* [Work to complete]
Find the lines holding "this" and copy them.

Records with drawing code
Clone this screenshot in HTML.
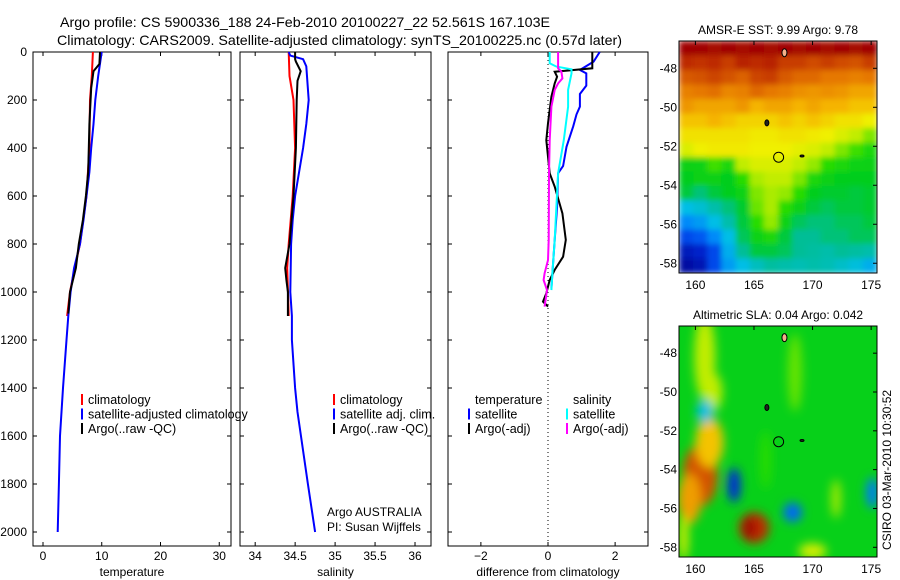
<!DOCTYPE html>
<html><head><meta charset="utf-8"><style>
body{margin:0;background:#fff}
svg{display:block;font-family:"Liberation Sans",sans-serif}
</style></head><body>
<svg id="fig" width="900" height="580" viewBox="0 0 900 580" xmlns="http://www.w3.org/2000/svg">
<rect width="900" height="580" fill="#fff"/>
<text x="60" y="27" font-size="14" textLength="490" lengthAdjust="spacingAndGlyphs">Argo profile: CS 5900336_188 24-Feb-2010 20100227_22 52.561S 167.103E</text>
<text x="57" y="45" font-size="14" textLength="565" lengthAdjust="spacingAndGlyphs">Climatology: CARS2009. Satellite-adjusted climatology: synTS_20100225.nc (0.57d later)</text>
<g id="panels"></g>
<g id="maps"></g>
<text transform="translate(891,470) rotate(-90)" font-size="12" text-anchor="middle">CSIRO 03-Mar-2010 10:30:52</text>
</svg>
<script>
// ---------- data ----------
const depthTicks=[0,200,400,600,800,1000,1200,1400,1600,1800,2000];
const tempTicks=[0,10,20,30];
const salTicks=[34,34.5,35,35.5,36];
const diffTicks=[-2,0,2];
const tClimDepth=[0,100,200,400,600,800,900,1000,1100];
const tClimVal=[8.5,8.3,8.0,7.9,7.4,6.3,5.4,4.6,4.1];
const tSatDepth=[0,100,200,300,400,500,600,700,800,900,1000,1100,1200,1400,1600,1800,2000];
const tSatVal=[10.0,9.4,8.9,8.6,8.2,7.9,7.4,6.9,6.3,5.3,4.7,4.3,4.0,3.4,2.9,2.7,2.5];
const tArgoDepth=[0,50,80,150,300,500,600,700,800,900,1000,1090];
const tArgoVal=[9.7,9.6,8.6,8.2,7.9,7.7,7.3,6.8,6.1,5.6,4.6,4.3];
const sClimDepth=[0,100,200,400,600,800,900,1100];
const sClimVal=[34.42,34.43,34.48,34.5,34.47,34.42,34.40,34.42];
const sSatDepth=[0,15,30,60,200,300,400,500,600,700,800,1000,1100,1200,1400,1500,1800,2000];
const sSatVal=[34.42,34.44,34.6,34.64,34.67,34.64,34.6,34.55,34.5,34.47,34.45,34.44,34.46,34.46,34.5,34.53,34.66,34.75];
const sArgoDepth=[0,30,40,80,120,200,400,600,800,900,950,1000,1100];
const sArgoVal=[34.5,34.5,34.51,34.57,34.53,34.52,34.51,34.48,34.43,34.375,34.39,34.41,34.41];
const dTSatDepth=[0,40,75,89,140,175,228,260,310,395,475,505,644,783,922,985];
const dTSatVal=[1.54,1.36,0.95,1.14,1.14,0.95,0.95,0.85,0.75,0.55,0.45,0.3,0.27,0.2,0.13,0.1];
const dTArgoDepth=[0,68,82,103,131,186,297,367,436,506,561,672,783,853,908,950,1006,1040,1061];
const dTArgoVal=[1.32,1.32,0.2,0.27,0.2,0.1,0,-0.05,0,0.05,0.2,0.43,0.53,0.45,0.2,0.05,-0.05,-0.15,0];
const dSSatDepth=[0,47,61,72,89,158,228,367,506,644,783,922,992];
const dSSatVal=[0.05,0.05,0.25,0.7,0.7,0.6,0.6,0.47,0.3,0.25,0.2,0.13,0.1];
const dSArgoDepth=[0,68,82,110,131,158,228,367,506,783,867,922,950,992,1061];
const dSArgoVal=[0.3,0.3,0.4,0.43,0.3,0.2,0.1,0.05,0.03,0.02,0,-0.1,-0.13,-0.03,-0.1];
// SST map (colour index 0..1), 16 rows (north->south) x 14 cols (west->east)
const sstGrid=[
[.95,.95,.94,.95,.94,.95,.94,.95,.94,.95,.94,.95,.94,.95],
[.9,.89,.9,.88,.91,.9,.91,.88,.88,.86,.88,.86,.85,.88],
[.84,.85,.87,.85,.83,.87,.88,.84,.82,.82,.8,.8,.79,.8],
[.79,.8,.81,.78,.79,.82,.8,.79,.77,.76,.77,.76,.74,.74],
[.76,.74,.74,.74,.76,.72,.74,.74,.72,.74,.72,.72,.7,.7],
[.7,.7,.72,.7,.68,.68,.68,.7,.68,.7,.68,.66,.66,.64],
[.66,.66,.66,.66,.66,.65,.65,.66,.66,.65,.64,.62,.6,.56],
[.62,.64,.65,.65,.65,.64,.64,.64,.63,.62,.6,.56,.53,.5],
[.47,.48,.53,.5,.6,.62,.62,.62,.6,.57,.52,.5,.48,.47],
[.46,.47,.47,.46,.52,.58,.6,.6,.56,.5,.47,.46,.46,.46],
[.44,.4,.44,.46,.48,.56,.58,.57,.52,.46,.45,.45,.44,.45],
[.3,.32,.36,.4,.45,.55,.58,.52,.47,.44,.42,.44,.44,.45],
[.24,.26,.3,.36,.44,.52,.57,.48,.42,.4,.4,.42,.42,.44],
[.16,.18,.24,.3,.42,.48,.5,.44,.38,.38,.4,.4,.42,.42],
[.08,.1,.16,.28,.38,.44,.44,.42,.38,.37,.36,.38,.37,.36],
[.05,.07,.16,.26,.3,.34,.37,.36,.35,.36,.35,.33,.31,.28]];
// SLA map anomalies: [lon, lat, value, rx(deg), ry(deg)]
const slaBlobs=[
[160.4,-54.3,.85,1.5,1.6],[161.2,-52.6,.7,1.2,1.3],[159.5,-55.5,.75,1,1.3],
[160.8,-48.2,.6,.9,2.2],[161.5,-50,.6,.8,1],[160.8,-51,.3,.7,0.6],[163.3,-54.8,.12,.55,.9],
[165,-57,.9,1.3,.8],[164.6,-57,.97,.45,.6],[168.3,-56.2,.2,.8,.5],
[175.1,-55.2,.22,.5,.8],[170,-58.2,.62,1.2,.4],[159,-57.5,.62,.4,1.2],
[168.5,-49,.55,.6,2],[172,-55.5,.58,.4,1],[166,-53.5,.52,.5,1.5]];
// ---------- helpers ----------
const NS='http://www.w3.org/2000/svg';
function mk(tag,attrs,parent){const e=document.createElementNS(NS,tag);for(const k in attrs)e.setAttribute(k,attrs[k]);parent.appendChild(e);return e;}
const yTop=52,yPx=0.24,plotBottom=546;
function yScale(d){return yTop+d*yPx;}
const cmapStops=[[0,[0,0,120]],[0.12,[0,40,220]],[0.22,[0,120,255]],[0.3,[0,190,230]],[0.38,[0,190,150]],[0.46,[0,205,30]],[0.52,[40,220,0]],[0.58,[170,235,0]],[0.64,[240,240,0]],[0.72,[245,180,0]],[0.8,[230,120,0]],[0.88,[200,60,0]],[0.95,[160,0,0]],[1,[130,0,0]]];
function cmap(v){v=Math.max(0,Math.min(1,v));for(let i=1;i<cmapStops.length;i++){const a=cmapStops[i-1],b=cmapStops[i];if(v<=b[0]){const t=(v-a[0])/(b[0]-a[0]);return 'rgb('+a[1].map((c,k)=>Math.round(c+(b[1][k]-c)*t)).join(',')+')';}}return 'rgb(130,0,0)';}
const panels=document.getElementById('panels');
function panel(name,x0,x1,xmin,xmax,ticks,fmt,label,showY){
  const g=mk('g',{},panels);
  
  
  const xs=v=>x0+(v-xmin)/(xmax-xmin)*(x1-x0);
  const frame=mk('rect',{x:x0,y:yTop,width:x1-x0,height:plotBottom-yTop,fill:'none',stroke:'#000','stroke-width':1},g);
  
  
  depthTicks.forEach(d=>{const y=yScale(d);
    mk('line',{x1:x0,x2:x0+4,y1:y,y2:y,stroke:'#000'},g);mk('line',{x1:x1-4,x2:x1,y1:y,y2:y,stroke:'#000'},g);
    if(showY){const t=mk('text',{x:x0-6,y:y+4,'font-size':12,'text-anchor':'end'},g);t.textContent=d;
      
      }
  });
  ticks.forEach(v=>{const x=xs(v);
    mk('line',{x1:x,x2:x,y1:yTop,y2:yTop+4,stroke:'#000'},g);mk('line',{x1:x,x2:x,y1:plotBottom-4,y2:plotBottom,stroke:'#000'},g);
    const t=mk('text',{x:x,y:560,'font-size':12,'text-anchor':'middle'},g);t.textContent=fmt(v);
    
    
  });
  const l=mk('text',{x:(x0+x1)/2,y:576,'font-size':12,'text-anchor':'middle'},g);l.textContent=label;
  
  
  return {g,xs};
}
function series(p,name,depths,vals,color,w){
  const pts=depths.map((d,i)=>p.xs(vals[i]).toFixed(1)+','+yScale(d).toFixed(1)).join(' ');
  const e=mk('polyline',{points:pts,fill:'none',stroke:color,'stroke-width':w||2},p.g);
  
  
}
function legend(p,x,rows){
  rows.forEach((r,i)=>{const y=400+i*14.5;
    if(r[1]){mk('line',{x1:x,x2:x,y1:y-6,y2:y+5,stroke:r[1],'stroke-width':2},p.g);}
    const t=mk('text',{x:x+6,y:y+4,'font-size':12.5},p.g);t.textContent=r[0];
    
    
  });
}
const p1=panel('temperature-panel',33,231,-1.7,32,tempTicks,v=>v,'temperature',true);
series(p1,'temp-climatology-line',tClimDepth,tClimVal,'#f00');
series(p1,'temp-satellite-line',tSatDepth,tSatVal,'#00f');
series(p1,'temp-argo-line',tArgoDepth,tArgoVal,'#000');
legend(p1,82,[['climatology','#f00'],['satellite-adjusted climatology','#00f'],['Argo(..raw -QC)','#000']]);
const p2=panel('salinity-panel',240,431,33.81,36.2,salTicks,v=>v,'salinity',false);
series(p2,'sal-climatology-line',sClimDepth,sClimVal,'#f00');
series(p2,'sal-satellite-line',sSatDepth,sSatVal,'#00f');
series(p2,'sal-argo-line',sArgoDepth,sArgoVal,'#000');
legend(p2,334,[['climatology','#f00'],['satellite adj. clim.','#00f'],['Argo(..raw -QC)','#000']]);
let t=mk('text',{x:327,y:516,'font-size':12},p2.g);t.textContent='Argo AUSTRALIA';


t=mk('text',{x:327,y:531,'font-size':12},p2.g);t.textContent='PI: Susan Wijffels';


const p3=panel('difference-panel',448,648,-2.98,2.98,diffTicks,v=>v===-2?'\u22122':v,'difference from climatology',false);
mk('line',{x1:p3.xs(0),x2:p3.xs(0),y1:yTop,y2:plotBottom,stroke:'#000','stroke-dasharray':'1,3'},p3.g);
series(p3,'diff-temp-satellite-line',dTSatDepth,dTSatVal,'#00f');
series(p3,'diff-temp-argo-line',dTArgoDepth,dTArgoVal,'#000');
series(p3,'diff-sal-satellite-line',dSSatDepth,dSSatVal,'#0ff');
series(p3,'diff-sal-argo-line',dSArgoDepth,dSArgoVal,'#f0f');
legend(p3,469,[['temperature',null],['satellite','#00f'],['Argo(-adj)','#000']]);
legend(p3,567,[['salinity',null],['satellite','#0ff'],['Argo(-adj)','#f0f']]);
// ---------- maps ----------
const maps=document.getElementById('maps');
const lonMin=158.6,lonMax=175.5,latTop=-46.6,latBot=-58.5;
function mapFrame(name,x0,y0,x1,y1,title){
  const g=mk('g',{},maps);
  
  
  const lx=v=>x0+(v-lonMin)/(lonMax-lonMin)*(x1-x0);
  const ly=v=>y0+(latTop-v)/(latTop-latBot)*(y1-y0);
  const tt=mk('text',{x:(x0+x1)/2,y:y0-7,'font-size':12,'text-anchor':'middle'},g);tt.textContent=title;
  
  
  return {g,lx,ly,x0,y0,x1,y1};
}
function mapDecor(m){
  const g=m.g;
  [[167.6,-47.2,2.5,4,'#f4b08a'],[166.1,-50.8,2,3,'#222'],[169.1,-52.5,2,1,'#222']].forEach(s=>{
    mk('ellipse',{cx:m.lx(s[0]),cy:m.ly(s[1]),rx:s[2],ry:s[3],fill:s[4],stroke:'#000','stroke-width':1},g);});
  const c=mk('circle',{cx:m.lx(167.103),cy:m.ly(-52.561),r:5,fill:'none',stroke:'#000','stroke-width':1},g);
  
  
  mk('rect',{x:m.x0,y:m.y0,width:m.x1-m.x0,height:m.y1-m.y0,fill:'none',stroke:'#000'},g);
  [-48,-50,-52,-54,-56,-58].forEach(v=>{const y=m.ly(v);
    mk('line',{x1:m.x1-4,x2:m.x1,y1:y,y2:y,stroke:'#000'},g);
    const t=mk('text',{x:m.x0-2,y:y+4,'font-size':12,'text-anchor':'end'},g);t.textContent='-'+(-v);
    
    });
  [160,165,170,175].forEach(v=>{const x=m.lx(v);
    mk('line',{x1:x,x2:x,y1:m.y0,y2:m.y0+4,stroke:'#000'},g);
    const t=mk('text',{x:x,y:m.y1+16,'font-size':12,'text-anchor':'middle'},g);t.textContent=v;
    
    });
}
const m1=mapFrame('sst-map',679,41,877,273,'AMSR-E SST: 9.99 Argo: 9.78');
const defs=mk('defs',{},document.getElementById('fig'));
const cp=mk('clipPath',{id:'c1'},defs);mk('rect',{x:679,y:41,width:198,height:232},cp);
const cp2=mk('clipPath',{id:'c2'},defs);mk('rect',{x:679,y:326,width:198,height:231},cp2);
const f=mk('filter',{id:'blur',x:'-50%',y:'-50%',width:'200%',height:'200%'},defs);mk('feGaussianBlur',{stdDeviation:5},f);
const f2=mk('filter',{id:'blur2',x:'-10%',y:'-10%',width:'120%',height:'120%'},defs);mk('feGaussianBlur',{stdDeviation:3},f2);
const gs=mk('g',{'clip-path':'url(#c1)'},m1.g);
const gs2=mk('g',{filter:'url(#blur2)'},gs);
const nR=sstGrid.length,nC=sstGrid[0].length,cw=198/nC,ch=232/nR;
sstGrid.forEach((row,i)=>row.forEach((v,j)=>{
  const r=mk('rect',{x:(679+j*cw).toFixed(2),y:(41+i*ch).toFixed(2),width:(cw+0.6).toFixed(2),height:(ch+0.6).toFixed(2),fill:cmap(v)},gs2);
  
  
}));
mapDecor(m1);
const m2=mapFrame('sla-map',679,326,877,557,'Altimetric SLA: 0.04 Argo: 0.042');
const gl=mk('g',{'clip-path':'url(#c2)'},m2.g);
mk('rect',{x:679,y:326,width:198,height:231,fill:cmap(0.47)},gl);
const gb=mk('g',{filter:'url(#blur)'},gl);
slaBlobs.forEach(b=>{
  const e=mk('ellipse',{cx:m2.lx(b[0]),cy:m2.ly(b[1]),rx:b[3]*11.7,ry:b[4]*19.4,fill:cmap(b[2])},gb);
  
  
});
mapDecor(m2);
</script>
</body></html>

---

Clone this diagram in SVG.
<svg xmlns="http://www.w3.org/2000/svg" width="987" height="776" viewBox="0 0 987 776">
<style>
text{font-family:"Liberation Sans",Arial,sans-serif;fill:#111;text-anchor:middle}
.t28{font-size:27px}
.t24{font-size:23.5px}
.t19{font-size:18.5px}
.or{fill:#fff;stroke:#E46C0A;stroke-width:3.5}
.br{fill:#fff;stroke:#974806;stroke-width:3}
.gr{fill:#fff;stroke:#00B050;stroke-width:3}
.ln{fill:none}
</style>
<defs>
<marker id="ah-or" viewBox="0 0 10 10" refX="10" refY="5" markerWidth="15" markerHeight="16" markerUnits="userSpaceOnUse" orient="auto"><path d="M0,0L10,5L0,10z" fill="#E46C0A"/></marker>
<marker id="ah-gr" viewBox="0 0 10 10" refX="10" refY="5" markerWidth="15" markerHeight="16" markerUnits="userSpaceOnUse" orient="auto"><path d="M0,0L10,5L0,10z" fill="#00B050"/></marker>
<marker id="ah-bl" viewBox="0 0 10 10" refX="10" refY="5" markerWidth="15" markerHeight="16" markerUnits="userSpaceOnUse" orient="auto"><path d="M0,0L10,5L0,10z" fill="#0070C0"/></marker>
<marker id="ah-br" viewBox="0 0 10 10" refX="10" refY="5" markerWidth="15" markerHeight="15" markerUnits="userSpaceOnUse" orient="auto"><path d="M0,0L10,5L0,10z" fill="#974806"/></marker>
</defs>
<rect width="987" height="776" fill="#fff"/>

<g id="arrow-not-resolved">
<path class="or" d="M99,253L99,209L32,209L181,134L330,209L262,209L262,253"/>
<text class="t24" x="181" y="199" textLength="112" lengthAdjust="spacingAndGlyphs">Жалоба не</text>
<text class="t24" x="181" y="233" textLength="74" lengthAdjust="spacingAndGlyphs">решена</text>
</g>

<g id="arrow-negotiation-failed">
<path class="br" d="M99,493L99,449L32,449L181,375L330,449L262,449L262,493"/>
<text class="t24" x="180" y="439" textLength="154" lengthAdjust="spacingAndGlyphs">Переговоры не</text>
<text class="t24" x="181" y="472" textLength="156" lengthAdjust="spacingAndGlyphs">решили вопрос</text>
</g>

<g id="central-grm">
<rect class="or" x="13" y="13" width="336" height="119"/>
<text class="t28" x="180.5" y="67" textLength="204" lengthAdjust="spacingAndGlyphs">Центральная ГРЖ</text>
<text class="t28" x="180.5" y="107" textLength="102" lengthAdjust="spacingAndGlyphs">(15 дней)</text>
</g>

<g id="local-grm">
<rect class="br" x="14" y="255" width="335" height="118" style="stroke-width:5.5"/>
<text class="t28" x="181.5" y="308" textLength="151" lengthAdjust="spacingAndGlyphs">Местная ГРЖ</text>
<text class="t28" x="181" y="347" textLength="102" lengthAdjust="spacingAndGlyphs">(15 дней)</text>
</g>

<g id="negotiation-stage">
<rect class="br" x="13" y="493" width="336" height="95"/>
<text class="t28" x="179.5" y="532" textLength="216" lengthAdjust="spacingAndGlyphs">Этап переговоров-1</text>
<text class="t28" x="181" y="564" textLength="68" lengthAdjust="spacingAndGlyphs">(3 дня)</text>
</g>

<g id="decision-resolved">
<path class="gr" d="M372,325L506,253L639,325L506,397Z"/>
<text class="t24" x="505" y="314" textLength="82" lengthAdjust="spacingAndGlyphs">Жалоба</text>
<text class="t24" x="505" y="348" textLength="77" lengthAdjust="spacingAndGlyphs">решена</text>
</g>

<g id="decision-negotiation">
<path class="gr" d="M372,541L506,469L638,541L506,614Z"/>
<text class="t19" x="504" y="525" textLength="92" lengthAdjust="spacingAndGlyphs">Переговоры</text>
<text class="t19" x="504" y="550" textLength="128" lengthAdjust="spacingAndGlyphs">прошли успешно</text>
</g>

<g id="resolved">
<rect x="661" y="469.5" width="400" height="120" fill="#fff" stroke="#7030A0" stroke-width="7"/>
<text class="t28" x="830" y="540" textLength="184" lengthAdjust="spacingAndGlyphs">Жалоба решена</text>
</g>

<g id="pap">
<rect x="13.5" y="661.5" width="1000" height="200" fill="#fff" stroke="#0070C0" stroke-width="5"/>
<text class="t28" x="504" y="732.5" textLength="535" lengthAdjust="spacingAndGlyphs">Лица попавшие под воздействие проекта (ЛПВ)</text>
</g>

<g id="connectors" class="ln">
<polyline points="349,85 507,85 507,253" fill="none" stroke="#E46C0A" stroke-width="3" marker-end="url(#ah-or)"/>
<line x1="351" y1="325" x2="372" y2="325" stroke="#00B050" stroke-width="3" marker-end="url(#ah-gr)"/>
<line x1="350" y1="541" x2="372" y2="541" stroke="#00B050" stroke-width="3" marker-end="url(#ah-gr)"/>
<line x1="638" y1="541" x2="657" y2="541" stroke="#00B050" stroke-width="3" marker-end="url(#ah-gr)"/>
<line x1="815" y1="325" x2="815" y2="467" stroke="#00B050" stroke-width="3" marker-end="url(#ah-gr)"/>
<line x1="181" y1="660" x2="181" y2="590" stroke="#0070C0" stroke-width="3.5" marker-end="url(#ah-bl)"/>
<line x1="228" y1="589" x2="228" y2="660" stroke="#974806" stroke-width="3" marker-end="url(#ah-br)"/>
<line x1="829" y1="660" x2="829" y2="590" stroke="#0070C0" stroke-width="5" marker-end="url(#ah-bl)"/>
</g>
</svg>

* [Output of the exercise]
Clone this screenshot in HTML.
Clone this diagram in SVG.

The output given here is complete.